It’s in motion! Participants have signed up, fibre is being spun or yarn has been bought. The Melbourne Fibreshed knitalong has begun. We’ve had our first meet up. We introduced each other to the fibres we’re using and got to talk to Jean Daddo at Pitchingga Ridge alpacas.
Introducing the fibres we’re using
Natasha is drawing fibres from across the state. She has alpaca and corriedale from the Goldfields, Western district and Mornington Peninsula. She’s spinning each fibre in an individual yarn and then plying them together. Fibre tones highlight in unexpected ways when you do this. We compared it to the way genes are inherited.
Other knitters are drawing from Yarra Valley angora rabbit, Spa country Finn wool, Murray wool and Sunraysia Merino. That’s a pretty comprehensive coverage of the state!
I’m using suri alpaca yarn. It comes from an alpaca called ‘Cascade’, who lives at Pitchingga Ridge. She’s a beautiful, calm alpaca with very fine fibre. She’s just birthed her first cria, Octavia. Her yarn was spun at Fibre Naturally. I love the rosy cream colour of the yarn, but Jean tells me it will lighten as I wash it.
Pitchingga Ridge is at Red Hill, which is known for its fine, red soils. Yarn has been processed, but some of the fine red dust remains. The iron pigment is subtly colouring my yarn. I love this idea and am a bit sad it will diminish!
Red Hill is on the Mornington Peninsula, 1.5 hours drive from Melbourne. It is the traditional land of the Burrinyung-bulluk clan, members of the Boonurong clan. On the West the land slopes to relaxed swimming beaches on Port Phillip Bay and views of Melbourne city. Travel to the east and you get to rockier windswept beaches edging Western Port Bay.

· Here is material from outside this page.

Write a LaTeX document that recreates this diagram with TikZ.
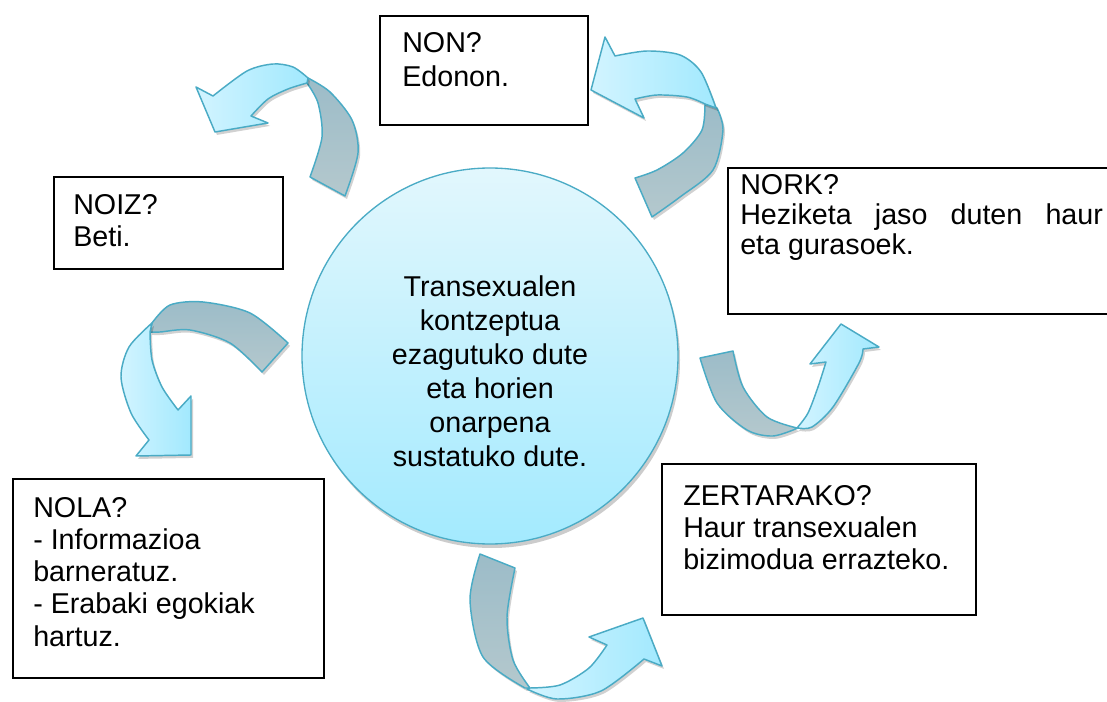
\documentclass[tikz,border=0pt]{standalone}
\usepackage{fontspec}
\setmainfont{Liberation Sans}
\usetikzlibrary{shadows}
\definecolor{outl}{HTML}{4AABC5}
\definecolor{ltA}{HTML}{D2F4FF}
\definecolor{ltB}{HTML}{A2E9FE}
\definecolor{dkA}{HTML}{9CBCC8}
\definecolor{dkB}{HTML}{B4C8CD}
\definecolor{ciA}{HTML}{E2F7FD}
\definecolor{ciB}{HTML}{A3EAFE}
\newcommand\txtlines[3]{{\fontsize{21.5}{#1}\selectfont\begin{tabular}[t]{@{}#2@{}}#3\end{tabular}}}
\tikzset{
  box/.style={draw=black, line width=1.4pt, fill=white, anchor=north west, inner sep=0pt},
  lbl/.style={anchor=base west, inner sep=0pt},
  shad/.style={drop shadow={shadow xshift=1.5pt, shadow yshift=-2.2pt, opacity=0.18, fill=black}},
  lightpart/.style={draw=outl, line width=1.1pt, line join=round, left color=ltA, right color=ltB, shad},
  darkpart/.style={draw=outl, line width=1.1pt, line join=round, top color=dkA, bottom color=dkB, shad},
}
\begin{document}
\begin{tikzpicture}[x=0.75pt, y=-0.75pt]
\useasboundingbox[fill=white] (0,0) rectangle (1107,702);

% central circle
\node[circle, draw=outl, line width=1pt, top color=ciA, bottom color=ciB, minimum size=282pt, inner sep=0pt,
  drop shadow={shadow xshift=1.5pt, shadow yshift=-3pt, opacity=0.2, fill=black}] (c) at (490,356) {};
\node[anchor=base, inner sep=0pt] (ctext) at (490,297) {\txtlines{25.5}{c}{Transexualen\\kontzeptua\\ezagutuko dute\\eta horien\\onarpena\\sustatuko dute.}};

% boxes
\node[box, minimum width=156pt, minimum height=81.75pt] (non) at (379,15) {};
\node[lbl] (nont) at (402,53) {\txtlines{25.5}{l}{NON?\\Edonon.}};

\node[box, minimum width=171.75pt, minimum height=69pt] (noiz) at (53,176) {};
\node[lbl] (noizt) at (73,215) {\txtlines{24}{l}{NOIZ?\\Beti.}};

\node[box, minimum width=300pt, minimum height=109.5pt] (nork) at (727,167) {};
\node[lbl] (norkt) at (740,195) {\txtlines{22}{l}{NORK?\\\makebox[272pt][s]{Heziketa jaso duten haur}\\eta gurasoek.}};

\node[box, minimum width=233.25pt, minimum height=149.25pt] (nola) at (12,478) {};
\node[lbl] (nolat) at (33,517) {\txtlines{24.2}{l}{NOLA?\\- Informazioa\\barneratuz.\\- Erabaki egokiak\\hartuz.}};

\node[box, minimum width=235.5pt, minimum height=113.25pt] (zer) at (661,463) {};
\node[lbl] (zert) at (683,505) {\txtlines{24}{l}{ZERTARAKO?\\Haur transexualen\\bizimodua errazteko.}};

% arrow 1 (top left)
\path[darkpart] (308,78) -- plot[smooth] coordinates {(308,78) (330,92) (352,120) (358,153) (345,196)}
  -- plot[smooth] coordinates {(310,177) (322,137) (318,103) (307,83)} -- cycle;
\path[lightpart] (308,78) -- plot[smooth] coordinates {(308,78) (293,67) (273,64) (247,71) (213,96)}
  -- (196,87) -- (215,132) -- (268,123)
  -- plot[smooth] coordinates {(251,116) (268,99) (288,89) (307,83)} -- cycle;

% arrow 2 (top right)
\path[darkpart] (717,108) -- plot[smooth] coordinates {(717,108) (723,130) (713,170) (680,197) (652,217)}
  -- plot[smooth] coordinates {(635,178) (657,170) (683,153) (702,130) (705,104)} -- cycle;
\path[lightpart] (716,108) -- plot[smooth] coordinates {(716,108) (701,72) (680,55) (647,51) (615,56)}
  -- (605,37) -- (591,90) -- (644,118)
  -- plot[smooth] coordinates {(635,99) (657,95) (687,97) (705,104)} -- cycle;

% arrow 3 (right)
\path[darkpart] (700,358) -- plot[smooth] coordinates {(700,358) (717,403) (747,430) (773,436) (798,428)}
  -- plot[smooth] coordinates {(797,428) (767,417) (743,387) (733,351)} -- cycle;
\path[lightpart] (798,428) -- plot[smooth] coordinates {(798,428) (812,427) (833,407) (859,363) (863,349)}
  -- (879,347) -- (841,324) -- (810,364)
  -- plot[smooth] coordinates {(826,362) (818,387) (808,413) (797,428)} -- cycle;

% arrow 4 (bottom)
\path[darkpart] (480,554) -- plot[smooth] coordinates {(480,554) (470,600) (483,657) (525,688)}
  -- plot[smooth] coordinates {(530,688) (513,660) (507,617) (515,568)} -- cycle;
\path[lightpart] (527,689) -- plot[smooth] coordinates {(527,689) (557,699) (601,691) (644,659)}
  -- (662,666) -- (643,618) -- (589,637)
  -- plot[smooth] coordinates {(607,645) (589,668) (560,685) (530,688)} -- cycle;

% arrow 5 (left)
\path[darkpart] (262,372) -- plot[smooth] coordinates {(262,372) (230,343) (190,330) (160,332) (150,332)}
  -- plot[smooth] coordinates {(152,323) (170,305) (203,302) (250,313) (288,343)} -- cycle;
\path[lightpart] (152,323) -- plot[smooth] coordinates {(152,323) (129,347) (121,377) (131,413) (149,440)}
  -- (136,456) -- (191,455) -- (191,396)
  -- plot[smooth] coordinates {(178,410) (162,387) (152,360) (150,332)} -- cycle;
\end{tikzpicture}
\end{document}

Red Hill itself is full of rolling, green hills, farmland and bush. It’s known for its vineyards, orchards and berry farms. There’s a cheese maker and a brewery. Mushroom foragers, mountain bikers and horse riders travel the red dirt pathways. A nearby attraction is Arthur’s Seat.
There’s a mix of permanent residents and holiday homes. I used to come every major holiday in my teenage years, because my grandparents had a property here. My aunt and uncle now run a vineyard nearby.
Our first conversation
I invited Jean Daddo at Pitchingga Ridge to call in to our knitalong meetup. She gave us a farmer’s perspective. Her expertise was a great addition to our conversation and lead us down different paths.

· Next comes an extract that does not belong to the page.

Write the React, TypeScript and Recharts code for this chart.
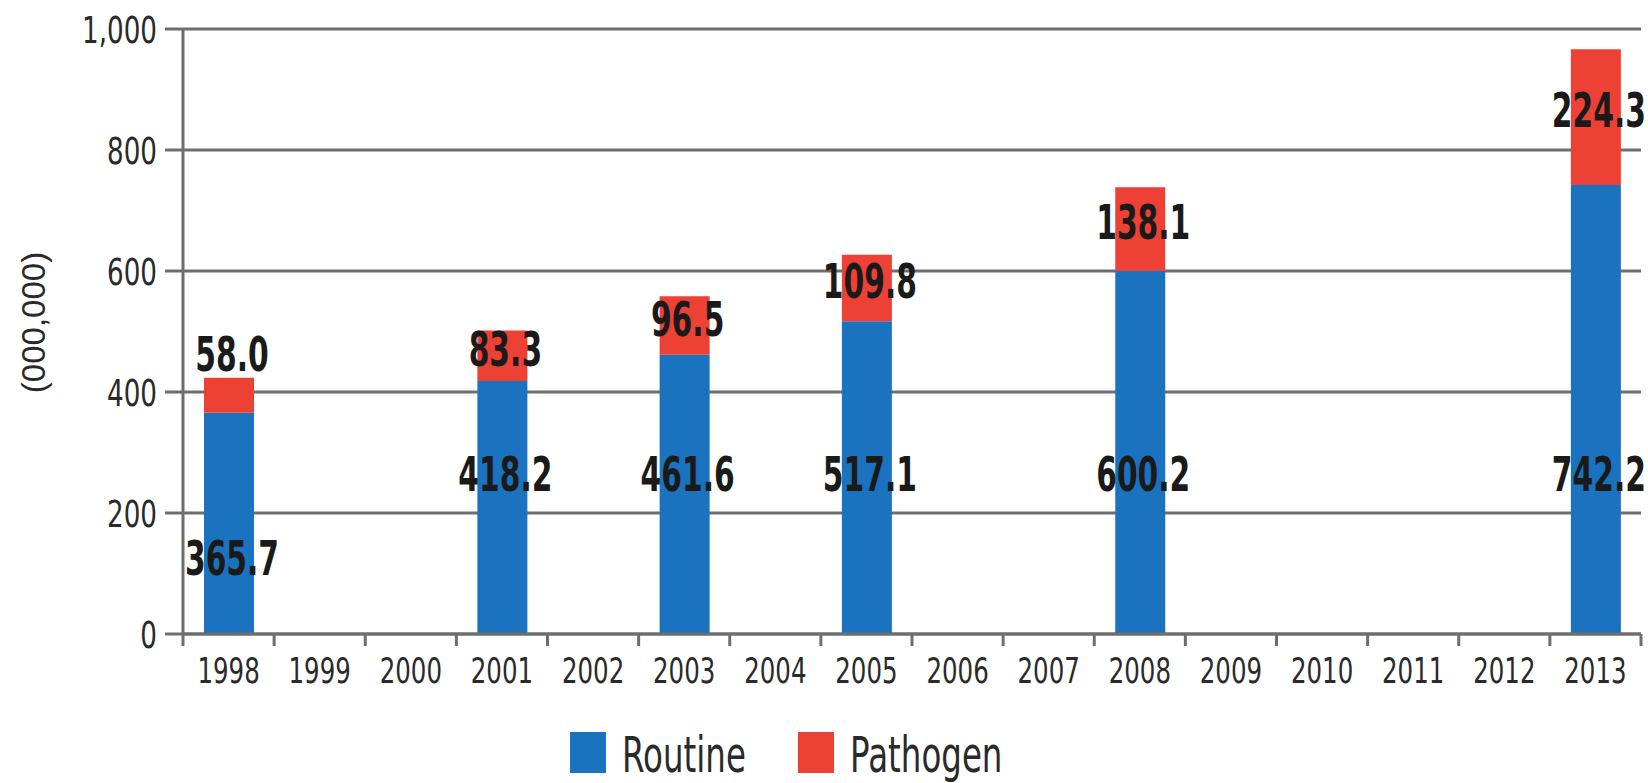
import { Bar, BarChart, CartesianGrid, LabelList, Legend, XAxis, YAxis } from 'recharts';

const years = ['1998', '1999', '2000', '2001', '2002', '2003', '2004', '2005', '2006', '2007', '2008', '2009', '2010', '2011', '2012', '2013'];
const routine = [365.7, null, null, 418.2, null, 461.6, null, 517.1, null, null, 600.2, null, null, null, null, 742.2];
const pathogen = [58.0, null, null, 83.3, null, 96.5, null, 109.8, null, null, 138.1, null, null, null, null, 224.3];
const yTicks = [0, 200, 400, 600, 800, 1000];
const seriesOrder = ['Routine', 'Pathogen'];

const data = years.map((year, i) => ({ year, routine: routine[i], pathogen: pathogen[i] }));

const BLUE = '#1b72be';
const RED = '#ee4136';
const GRID = '#6e6e6e';
const TEXT = '#2a2a2a';
const FONT = "'DejaVu Sans', sans-serif";

// no condensed face installed, so squeeze the glyphs horizontally
function Narrow({ x, y, s, anchor = 'middle', children, ...rest }: any) {
  return (
    <text transform={`translate(${x} ${y}) scale(${s} 1)`} textAnchor={anchor} fontFamily={FONT} {...rest}>
      {children}
    </text>
  );
}

// year labels sit in the band centre, tick marks on the band edges
function YearTick(props: any) {
  const { x, y, payload, index, visibleTicksCount } = props;
  const half = payload.offset ?? 45.5;
  const top = y - 12;
  const last = visibleTicksCount ? index === visibleTicksCount - 1 : payload.value === years[years.length - 1];
  return (
    <g>
      <line x1={x - half} x2={x - half} y1={top} y2={y} stroke={GRID} strokeWidth={3} />
      {last && <line x1={x + half} x2={x + half} y1={top} y2={y} stroke={GRID} strokeWidth={3} />}
      <Narrow x={x} y={y + 37} s={0.7} fontSize={35} fill={TEXT}>
        {payload.value}
      </Narrow>
    </g>
  );
}

function ValueTick(props: any) {
  const { x, y, payload } = props;
  return (
    <Narrow x={x} y={y} s={0.69} anchor="end" dy="0.36em" fontSize={38} fill={TEXT}>
      {Number(payload.value).toLocaleString('en-US')}
    </Narrow>
  );
}

function RoutineLabel(props: any) {
  const { value, index } = props;
  if (value == null) return null;
  const vb = props.viewBox ?? props;
  const bottom = vb.y + vb.height;
  // 1998 figure is placed lower in the original
  const cy = index === 0 ? bottom - 76 : bottom - 160;
  return (
    <Narrow x={vb.x + vb.width / 2 + 3} y={cy} s={0.62} dy="0.36em" fontWeight="bold" fontSize={48} fill="#1a1a1a">
      {Number(value).toFixed(1)}
    </Narrow>
  );
}

function PathogenLabel(props: any) {
  const { value } = props;
  if (value == null) return null;
  const vb = props.viewBox ?? props;
  // short segments get the label above the bar
  const cy = vb.height < 45 ? vb.y - 24 : vb.y + vb.height / 2 - 7;
  return (
    <Narrow x={vb.x + vb.width / 2 + 3} y={cy} s={0.62} dy="0.36em" fontWeight="bold" fontSize={48} fill="#1a1a1a">
      {Number(value).toFixed(1)}
    </Narrow>
  );
}

function LegendContent(props: any) {
  const items = [...(props.payload ?? [])].sort(
    (a: any, b: any) => seriesOrder.indexOf(a.value) - seriesOrder.indexOf(b.value)
  );
  return (
    <svg width={1648} height={60} style={{ display: 'block' }}>
      {items.map((item: any, i: number) => {
        const left = 570 + i * 228;
        return (
          <g key={item.value}>
            <rect x={left} y={9} width={36} height={41} fill={item.color} />
            <Narrow x={left + 52} y={49} s={0.65} anchor="start" fontSize={50} fill={TEXT}>
              {item.value}
            </Narrow>
          </g>
        );
      })}
    </svg>
  );
}

export default function App() {
  return (
    <div style={{ width: 1648, height: 783, background: '#fff' }}>
      <style>{'body{margin:0}'}</style>
      <BarChart width={1648} height={783} data={data} margin={{ top: 29, right: 7, left: 0, bottom: 0 }}>
        <CartesianGrid vertical={false} stroke={GRID} strokeWidth={3} />
        <XAxis
          dataKey="year"
          height={89}
          interval={0}
          tickSize={12}
          tickMargin={0}
          tickLine={false}
          axisLine={{ stroke: GRID, strokeWidth: 3 }}
          tick={<YearTick />}
        />
        <YAxis
          domain={[0, 1000]}
          ticks={yTicks}
          interval={0}
          width={183}
          tickSize={18}
          tickMargin={8}
          axisLine={{ stroke: GRID, strokeWidth: 3 }}
          tickLine={{ stroke: GRID, strokeWidth: 3 }}
          tick={<ValueTick />}
          label={{
            content: (p: any) => {
              const vb = p.viewBox;
              const cx = vb.x + 33;
              const cy = vb.y + vb.height / 2 - 9;
              return (
                <text x={cx} y={cy} transform={`rotate(-90 ${cx} ${cy})`} textAnchor="middle" dy="0.36em" fontFamily="'Liberation Sans', sans-serif" fontSize={33} fill={TEXT}>
                  (000,000)
                </text>
              );
            },
          }}
        />
        <Legend content={<LegendContent />} wrapperStyle={{ left: 0, width: 1648 }} />
        <Bar dataKey="routine" name="Routine" stackId="a" fill={BLUE} barSize={50} isAnimationActive={false}>
          <LabelList dataKey="routine" content={RoutineLabel} />
        </Bar>
        <Bar dataKey="pathogen" name="Pathogen" stackId="a" fill={RED} barSize={50} isAnimationActive={false}>
          <LabelList dataKey="pathogen" content={PathogenLabel} />
        </Bar>
      </BarChart>
    </div>
  );
}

We talked about the different effects hand spinning and milling has on yarn appearance. Jean has handspun and had her alpaca fibre milled. She reflected on how the same fibre can look so different depending on how it was spun.
We learnt something of alpaca genetics and colour predictability. Pitchingga Ridge specialise in black fibres. Jean explained that Australian alpaca genetics only goes back a few decades. Peruvian imports come with no genetic history. This means alpaca breeding for colour is like working in the dark. Colours are difficult to breed for with accuracy, particularly grey.
Then there was the story of a 13 year old boy on the Mornington peninsula who keeps his own alpacas. He’s learning to spin their fibre and has someone lined up to knit him a beanie with it. He has plans to make a business of it. He is learning so much: the economics of animal husbandry, the physics of spinning and the business of selling. What a great education!